Exercise prompt: Extract the lines of the material below, beginning with the first and ending with the line that holds "minimum size=108pt, inner". Skip every picture.

--- start ---

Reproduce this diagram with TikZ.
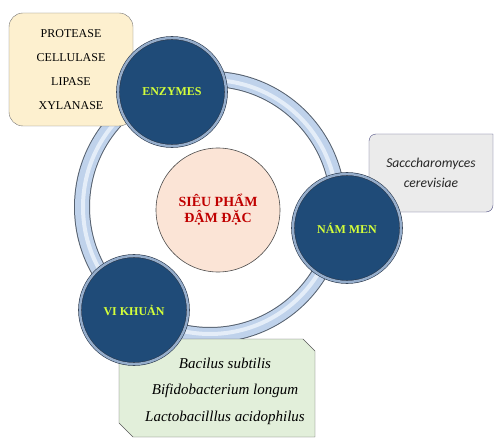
\documentclass[tikz,border=0pt]{standalone}
\usepackage{fontspec}
\setmainfont{Liberation Serif}
\newfontfamily\calfont{Carlito}
\usetikzlibrary{positioning,calc}
\definecolor{hubBlue}{HTML}{1F4B78}
\definecolor{hubRim}{HTML}{95ADCB}
\definecolor{hubEdge}{HTML}{2B3A4E}
\definecolor{hubText}{HTML}{D4FF3A}
\definecolor{ringBlue}{HTML}{BFD2EB}
\definecolor{ringLight}{HTML}{E4EDF8}
\definecolor{ringEdge}{HTML}{56616F}
\definecolor{coreFill}{HTML}{FBE4D6}
\definecolor{coreText}{HTML}{C00000}
\definecolor{boxCream}{HTML}{FDF0CF}
\definecolor{boxGray}{HTML}{EBEBEB}
\definecolor{boxGreen}{HTML}{E2EFDA}
\newcommand{\hub}[3]{%
 \node[circle, minimum size=108pt, inner sep=0pt, fill=hubBlue, draw=hubEdge, double=hubRim, double distance=2.4pt, line width=0.6pt, font=\fontsize{12}{14}\selectfont\bfseries, text=hubText] (#2) at (#1) {#3};}

\begin{document}
\begin{tikzpicture}[x=1pt, y=-1pt]
\useasboundingbox (0,0) rectangle (497,446);
% ring
\coordinate (ring) at (210,207);
\draw[ringEdge, line width=16pt] (ring) circle[radius=128pt];
\draw[ringBlue, line width=14pt] (ring) circle[radius=128pt];
\draw[ringLight, line width=4pt] (ring) circle[radius=127pt];
% side boxes
\node[draw=black!55, fill=boxCream, rounded corners=14pt, minimum width=124pt, minimum height=113pt, align=center, font=\fontsize{12}{24}\selectfont] (enzlist) at (71,69.5) {PROTEASE\\CELLULASE\\LIPASE\\XYLANASE};
\draw[draw=black!50!blue!40!gray, fill=boxGray] (369,212) -- (369,141) arc[start angle=180, end angle=90, radius=7pt] -- (493,134) -- (493,205) arc[start angle=0, end angle=-90, radius=7pt] -- cycle;
\node[align=center, font=\fontsize{13.6}{20}\selectfont\calfont\itshape, text=black!85] (yeastlist) at (431,173) {Sacccharomyces\\cerevisiae};
\draw[draw=black!65, fill=boxGreen] (119,339) -- (303,339) -- (315,351) -- (315,437) -- (133,437) -- (119,423) -- cycle;
\node[align=center, font=\fontsize{15}{26.5}\selectfont\itshape] (bactlist) at (225,391) {Bacilus subtilis\\Bifidobacterium longum\\Lactobacilllus acidophilus};
% hubs
\hub{172,92}{enzymes}{ENZYMES}
\hub{347,228}{nammen}{NÁM MEN}
\hub{134,310}{vikhuan}{VI KHUẢN}
% core
\node[circle, minimum size=124pt, fill=coreFill, draw=black!70, line width=0.6pt, align=center, text=coreText, font=\fontsize{14}{16}\selectfont\bfseries] (core) at (218,210) {SIÊU PHẨM\\ĐẬM ĐẶC};
\end{tikzpicture}
\end{document}
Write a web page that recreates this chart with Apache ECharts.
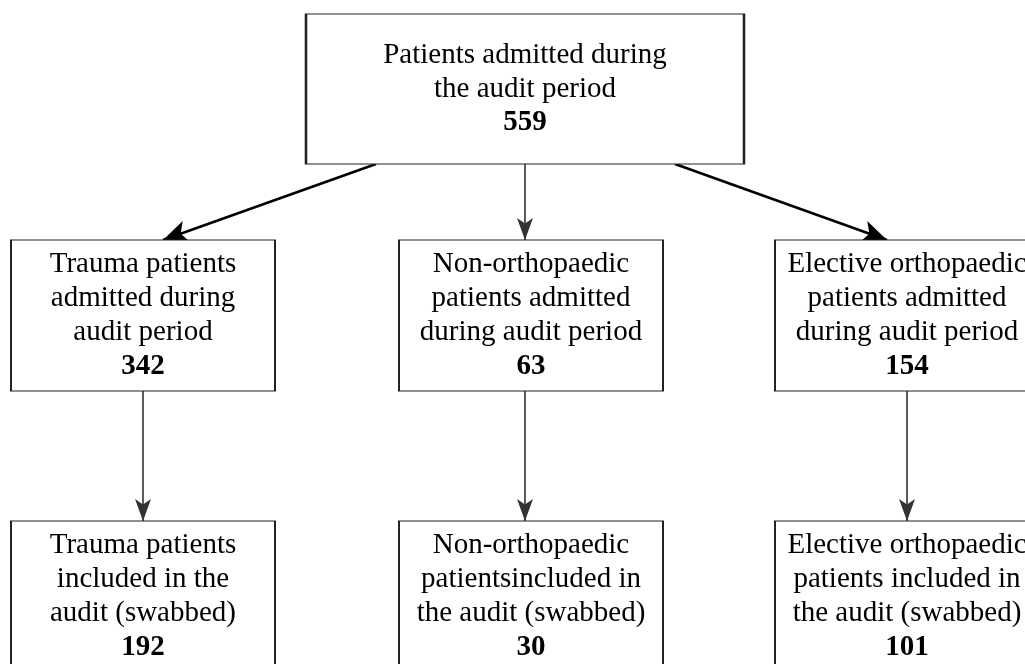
<!DOCTYPE html>
<html>
<head>
<meta charset="utf-8">
<script src="https://cdn.jsdelivr.net/npm/echarts@6/dist/echarts.min.js"></script>
<style>
html,body{margin:0;padding:0;background:#fff;}
#c{width:1025px;height:664px;}
</style>
</head>
<body>
<div id="c"></div>
<script>
// ---- data ----
const boxTexts = [
  "Patients admitted during\nthe audit period",
  "Trauma patients\nadmitted during\naudit period",
  "Non-orthopaedic\npatients admitted\nduring audit period",
  "Elective orthopaedic\npatients admitted\nduring audit period",
  "Trauma patients\nincluded in the\naudit (swabbed)",
  "Non-orthopaedic\npatientsincluded in\nthe audit (swabbed)",
  "Elective orthopaedic\npatients included in\nthe audit (swabbed)"
];
const boxCounts = [559, 342, 63, 154, 192, 30, 101];
const linkFrom = [0, 0, 0, 1, 2, 3];
const linkTo   = [1, 2, 3, 4, 5, 6];

// ---- layout (pixels) ----
const boxCX = [525, 143, 531, 907, 143, 531, 907];
const boxCY = [89, 315.5, 315.5, 315.5, 596.5, 596.5, 596.5];
const boxW  = [438, 264, 264, 264, 264, 264, 264];
const boxH  = [150, 151, 151, 151, 151, 151, 151];
const linkStartX = [376, 525, 675, 143, 525, 907];
const linkEndX   = [163, 525, 887, 143, 525, 907];

const chart = echarts.init(document.getElementById('c'), null, {renderer: 'canvas'});

const boxData = boxTexts.map((t, i) => ({
  value: [boxCX[i], boxCY[i]],
  symbolSize: [boxW[i], boxH[i]],
  text: t,
  count: boxCounts[i]
}));

const linkData = linkFrom.map((f, k) => {
  const t = linkTo[k];
  const y1 = boxCY[f] + boxH[f] / 2;
  const y2 = boxCY[t] - boxH[t] / 2;
  const diag = linkStartX[k] !== linkEndX[k];
  return {
    coords: [[linkStartX[k], y1], [linkEndX[k], y2]],
    symbolSize: diag ? [0, [17, 25]] : [0, [12, 22]],
    lineStyle: diag ? {width: 2.6, color: '#000', opacity: 1} : {width: 1.6, color: '#333', opacity: 1}
  };
});

const font = '"Liberation Serif", "Times New Roman", serif';

chart.setOption({
  backgroundColor: '#fff',
  animation: false,
  grid: {left: 0, right: 0, top: 0, bottom: 0},
  xAxis: {type: 'value', min: 0, max: 1025, show: false},
  yAxis: {type: 'value', min: 0, max: 664, inverse: true, show: false},
  series: [
    {
      type: 'lines',
      coordinateSystem: 'cartesian2d',
      symbol: ['none', 'arrow'],
      z: 1,
      lineStyle: {opacity: 1},
      itemStyle: {opacity: 1},
      emphasis: {disabled: true},
      data: linkData
    },
    {
      type: 'scatter',
      symbol: 'rect',
      clip: false,
      z: 2,
      itemStyle: {color: '#fff', borderColor: '#222', borderWidth: 1.5, opacity: 1},
      label: {
        show: true,
        position: 'inside',
        color: '#000',
        fontFamily: font,
        fontSize: 29,
        lineHeight: 34,
        align: 'center',
        formatter: p => p.data.text + '\n{b|' + p.data.count + '}',
        rich: {
          b: {fontFamily: font, fontSize: 29, lineHeight: 34, fontWeight: 'bold', color: '#000'}
        }
      },
      emphasis: {disabled: true},
      data: boxData
    }
  ]
});
</script>
</body>
</html>
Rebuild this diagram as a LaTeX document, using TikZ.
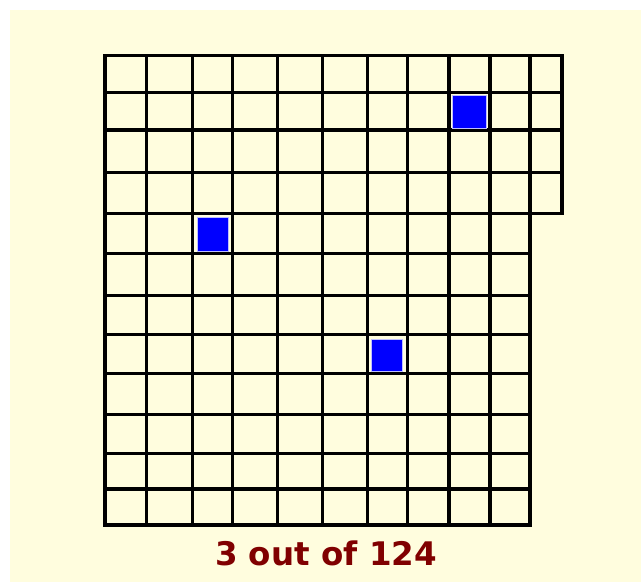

--- end ---

Answer below:
Reproduce this diagram with TikZ.
\documentclass[tikz,border=0pt]{standalone}
\usepackage{fontspec}
\setmainfont{Liberation Serif}
\newfontfamily\calfont{Carlito}
\usetikzlibrary{positioning,calc}
\definecolor{hubBlue}{HTML}{1F4B78}
\definecolor{hubRim}{HTML}{95ADCB}
\definecolor{hubEdge}{HTML}{2B3A4E}
\definecolor{hubText}{HTML}{D4FF3A}
\definecolor{ringBlue}{HTML}{BFD2EB}
\definecolor{ringLight}{HTML}{E4EDF8}
\definecolor{ringEdge}{HTML}{56616F}
\definecolor{coreFill}{HTML}{FBE4D6}
\definecolor{coreText}{HTML}{C00000}
\definecolor{boxCream}{HTML}{FDF0CF}
\definecolor{boxGray}{HTML}{EBEBEB}
\definecolor{boxGreen}{HTML}{E2EFDA}
\newcommand{\hub}[3]{%
 \node[circle, minimum size=108pt, inner sep=0pt, fill=hubBlue, draw=hubEdge, double=hubRim, double distance=2.4pt, line width=0.6pt, font=\fontsize{12}{14}\selectfont\bfseries, text=hubText] (#2) at (#1) {#3};}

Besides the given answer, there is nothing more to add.